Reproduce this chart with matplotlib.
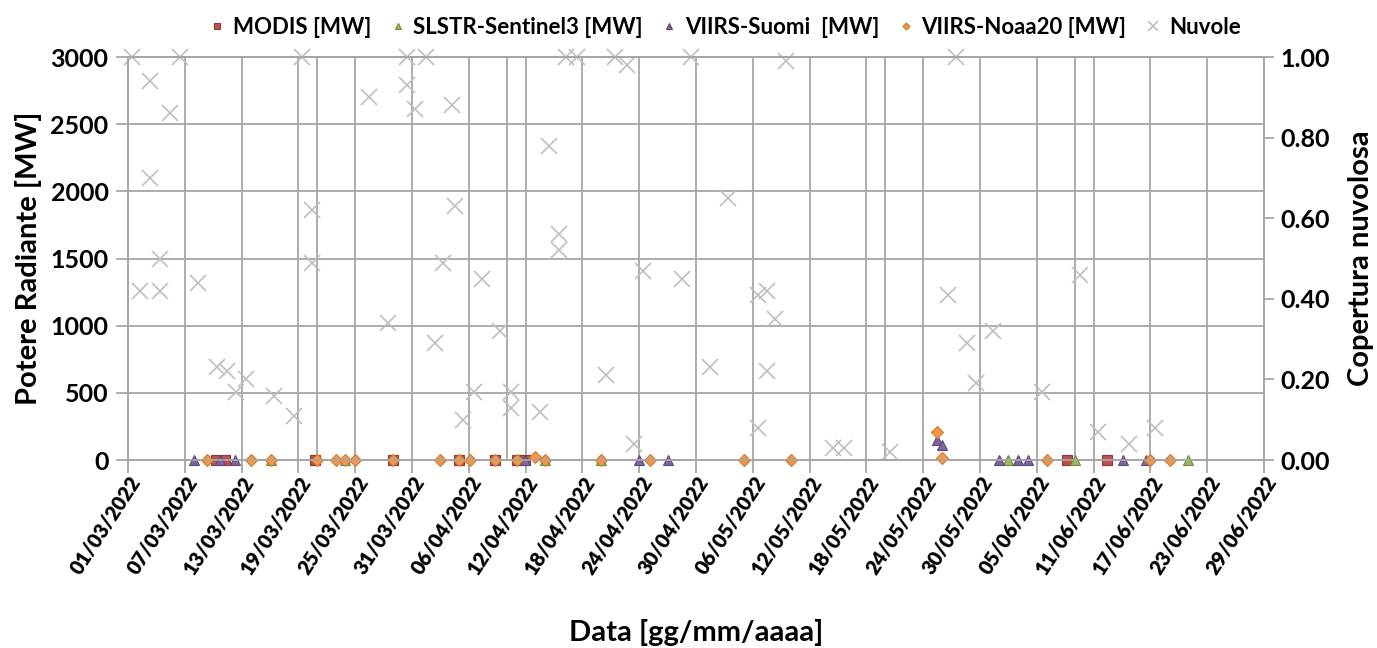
import pandas as pd
import matplotlib
matplotlib.use('Agg')
import matplotlib.pyplot as plt
import matplotlib.dates as mdates
from matplotlib.ticker import FixedLocator, MultipleLocator, FuncFormatter

plt.rcParams['font.family'] = ['Lato', 'DejaVu Sans']
plt.rcParams['font.weight'] = 'bold'

# Cloud cover (right axis, 0-1)
cloud_dates = ['2022-03-01 10:00', '2022-03-02 07:00', '2022-03-03 07:00', '2022-03-03 07:00',
               '2022-03-04 10:00', '2022-03-04 10:00', '2022-03-05 10:00', '2022-03-06 12:00',
               '2022-03-08 10:00', '2022-03-10 10:00', '2022-03-11 10:00', '2022-03-12 10:00',
               '2022-03-13 10:00', '2022-03-16 10:00', '2022-03-18 12:00', '2022-03-19 10:00',
               '2022-03-20 10:00', '2022-03-20 10:00', '2022-03-26 10:00', '2022-03-28 10:00',
               '2022-03-30 10:00', '2022-03-30 10:00', '2022-03-31 07:00', '2022-04-01 12:00',
               '2022-04-02 10:00', '2022-04-03 07:00', '2022-04-04 05:00', '2022-04-04 12:00',
               '2022-04-05 10:00', '2022-04-06 12:00', '2022-04-07 10:00', '2022-04-09 07:00',
               '2022-04-10 12:00', '2022-04-10 12:00', '2022-04-13 12:00', '2022-04-14 10:00',
               '2022-04-15 12:00', '2022-04-15 12:00', '2022-04-16 07:00', '2022-04-17 10:00',
               '2022-04-20 12:00', '2022-04-21 10:00', '2022-04-22 17:00', '2022-04-23 10:00',
               '2022-04-24 10:00', '2022-04-28 12:00', '2022-04-29 12:00', '2022-05-01 12:00',
               '2022-05-03 10:00', '2022-05-06 14:00', '2022-05-06 14:00', '2022-05-07 12:00',
               '2022-05-07 12:00', '2022-05-08 07:00', '2022-05-09 12:00', '2022-05-14 12:00',
               '2022-05-15 14:00', '2022-05-20 12:00', '2022-05-26 14:00', '2022-05-27 12:00',
               '2022-05-28 14:00', '2022-05-29 14:00', '2022-05-31 10:00', '2022-06-05 12:00',
               '2022-06-09 14:00', '2022-06-11 12:00', '2022-06-14 17:00', '2022-06-17 12:00']
cloud_cover = [1.00, 0.42, 0.94, 0.70,
               0.50, 0.42, 0.86, 1.00,
               0.44, 0.23, 0.22, 0.17,
               0.20, 0.16, 0.11, 1.00,
               0.62, 0.49, 0.90, 0.34,
               0.93, 1.00, 0.87, 1.00,
               0.29, 0.49, 0.88, 0.63,
               0.10, 0.17, 0.45, 0.32,
               0.17, 0.13, 0.12, 0.78,
               0.56, 0.52, 1.00, 1.00,
               0.21, 1.00, 0.98, 0.04,
               0.47, 0.45, 1.00, 0.23,
               0.65, 0.41, 0.08, 0.42,
               0.22, 0.35, 0.99, 0.03,
               0.03, 0.02, 0.41, 1.00,
               0.29, 0.19, 0.32, 0.17,
               0.46, 0.07, 0.04, 0.08]

# Fire radiative power (left axis, MW)
modis_dates = ['2022-03-10 07:00', '2022-03-11 05:00', '2022-03-20 19:00', '2022-03-29 00:00',
               '2022-04-05 00:00', '2022-04-08 19:00', '2022-04-11 02:00', '2022-04-11 22:00',
               '2022-06-08 05:00', '2022-06-12 10:00']
modis_mw = [0, 0, 0, 0, 0, 0, 0, 0, 0, 0]

slstr_dates = ['2022-03-16 02:00', '2022-03-23 22:00', '2022-04-14 00:00', '2022-04-20 00:00',
               '2022-06-01 22:00', '2022-06-09 00:00', '2022-06-20 22:00']
slstr_mw = [0, 0, 0, 0, 0, 0, 0]

suomi_dates = ['2022-03-08 00:00', '2022-03-10 17:00', '2022-03-12 07:00', '2022-04-11 22:00',
               '2022-04-24 00:00', '2022-04-27 02:00', '2022-05-25 10:00', '2022-05-26 00:00',
               '2022-06-01 00:00', '2022-06-03 00:00', '2022-06-04 02:00', '2022-06-14 02:00',
               '2022-06-16 12:00']
suomi_mw = [0, 0, 0, 0, 0, 0, 150, 110, 0, 0, 0, 0, 0]

noaa_dates = ['2022-03-09 07:00', '2022-03-14 00:00', '2022-03-16 02:00', '2022-03-20 22:00',
              '2022-03-23 00:00', '2022-03-23 22:00', '2022-03-25 00:00', '2022-03-29 00:00',
              '2022-04-03 00:00', '2022-04-05 00:00', '2022-04-06 02:00', '2022-04-08 19:00',
              '2022-04-11 02:00', '2022-04-13 00:00', '2022-04-14 00:00', '2022-04-20 00:00',
              '2022-04-25 02:00', '2022-05-05 02:00', '2022-05-10 00:00', '2022-05-25 12:00',
              '2022-05-26 00:00', '2022-06-06 02:00', '2022-06-17 00:00', '2022-06-19 02:00']
noaa_mw = [0, 0, 0, 0, 0, 0, 0, 0, 0, 0, 0, 0,
           0, 25, 0, 0, 0, 0, 0, 210, 15, 0, 0, 0]

grid_col = '#A6A6A6'

fig = plt.figure(figsize=(13.77, 6.48), dpi=100)
ax = fig.add_axes([0.093, 0.290, 0.825, 0.622])
ax2 = ax.twinx()

ax.plot(pd.to_datetime(modis_dates), modis_mw, ls='none', marker='s', ms=7,
        mfc='#C0504D', mec='#8C3836', mew=0.8, label='MODIS [MW]', zorder=3, clip_on=False)
ax.plot(pd.to_datetime(slstr_dates), slstr_mw, ls='none', marker='^', ms=7.5,
        mfc='#9BBB59', mec='#71893F', mew=0.8, label='SLSTR-Sentinel3 [MW]', zorder=3, clip_on=False)
ax.plot(pd.to_datetime(suomi_dates), suomi_mw, ls='none', marker='^', ms=7.5,
        mfc='#8064A2', mec='#5C4776', mew=0.8, label='VIIRS-Suomi  [MW]', zorder=3, clip_on=False)
ax.plot(pd.to_datetime(noaa_dates), noaa_mw, ls='none', marker='D', ms=6,
        mfc='#F79646', mec='#D07A30', mew=0.8, label='VIIRS-Noaa20 [MW]', zorder=3, clip_on=False)
ax2.plot(pd.to_datetime(cloud_dates), cloud_cover, ls='none', marker='x', ms=12,
         mec='#BFBFBF', mew=1.2, label='Nuvole', clip_on=False)

start, end = pd.Timestamp('2022-03-01'), pd.Timestamp('2022-06-29')
ax.set_xlim(start, end)
ax.set_ylim(0, 3000)
ax2.set_ylim(0, 1)

major = mdates.date2num(pd.date_range(start, end, freq='6D'))
minor = mdates.date2num(pd.date_range(start, end, freq='20D'))
ax.xaxis.set_major_locator(FixedLocator(major))
ax.xaxis.set_minor_locator(FixedLocator(minor))
ax.xaxis.set_major_formatter(mdates.DateFormatter('%d/%m/%Y'))
ax.yaxis.set_major_locator(MultipleLocator(500))
ax2.yaxis.set_major_locator(MultipleLocator(0.2))
ax2.yaxis.set_major_formatter(FuncFormatter(lambda v, p: f'{v:.2f}'))

ax.set_axisbelow(True)
ax.grid(True, which='both', axis='x', color=grid_col, lw=1.3)
ax.grid(True, which='major', axis='y', color=grid_col, lw=1.3)
for a in (ax, ax2):
    for s in a.spines.values():
        s.set_color(grid_col)
        s.set_linewidth(1.3)

ax.tick_params(axis='x', which='major', length=9, color=grid_col, width=1.3, pad=0)
ax.tick_params(axis='x', which='minor', length=0)
ax.tick_params(axis='y', length=9, color=grid_col, width=1.3, labelsize=18, pad=5)
ax2.tick_params(axis='y', length=7, color=grid_col, width=1.3, labelsize=18, pad=5)
for lab in ax.get_xticklabels():
    lab.set_rotation(57)
    lab.set_ha('right')
    lab.set_va('top')
    lab.set_rotation_mode('anchor')
    lab.set_fontsize(14.5)
    lab.set_fontweight('heavy')

ax.set_ylabel('Potere Radiante [MW]', fontsize=21, fontweight='bold', labelpad=6)
ax2.set_ylabel('Copertura nuvolosa', fontsize=21, fontweight='bold', labelpad=13)
ax.set_xlabel('Data [gg/mm/aaaa]', fontsize=21, fontweight='bold', labelpad=30)

h1, l1 = ax.get_legend_handles_labels()
h2, l2 = ax2.get_legend_handles_labels()
fig.legend(h1 + h2, l1 + l2, loc='center', bbox_to_anchor=(0.526, 0.958), ncol=5,
           frameon=False, fontsize=16, markerscale=0.6, handlelength=0.8,
           handletextpad=0.3, columnspacing=0.8)

fig.savefig('out.png', dpi=100)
- - - - -
## Exercise objective
The lines from the top of the data above through the one holding "plt.rcParams['font.weight'] = 'bold'" are to be repeated exactly, and only those, with no pictures.

## Task result
Reproduce this chart with matplotlib.
import pandas as pd
import matplotlib
matplotlib.use('Agg')
import matplotlib.pyplot as plt
import matplotlib.dates as mdates
from matplotlib.ticker import FixedLocator, MultipleLocator, FuncFormatter

plt.rcParams['font.family'] = ['Lato', 'DejaVu Sans']
plt.rcParams['font.weight'] = 'bold'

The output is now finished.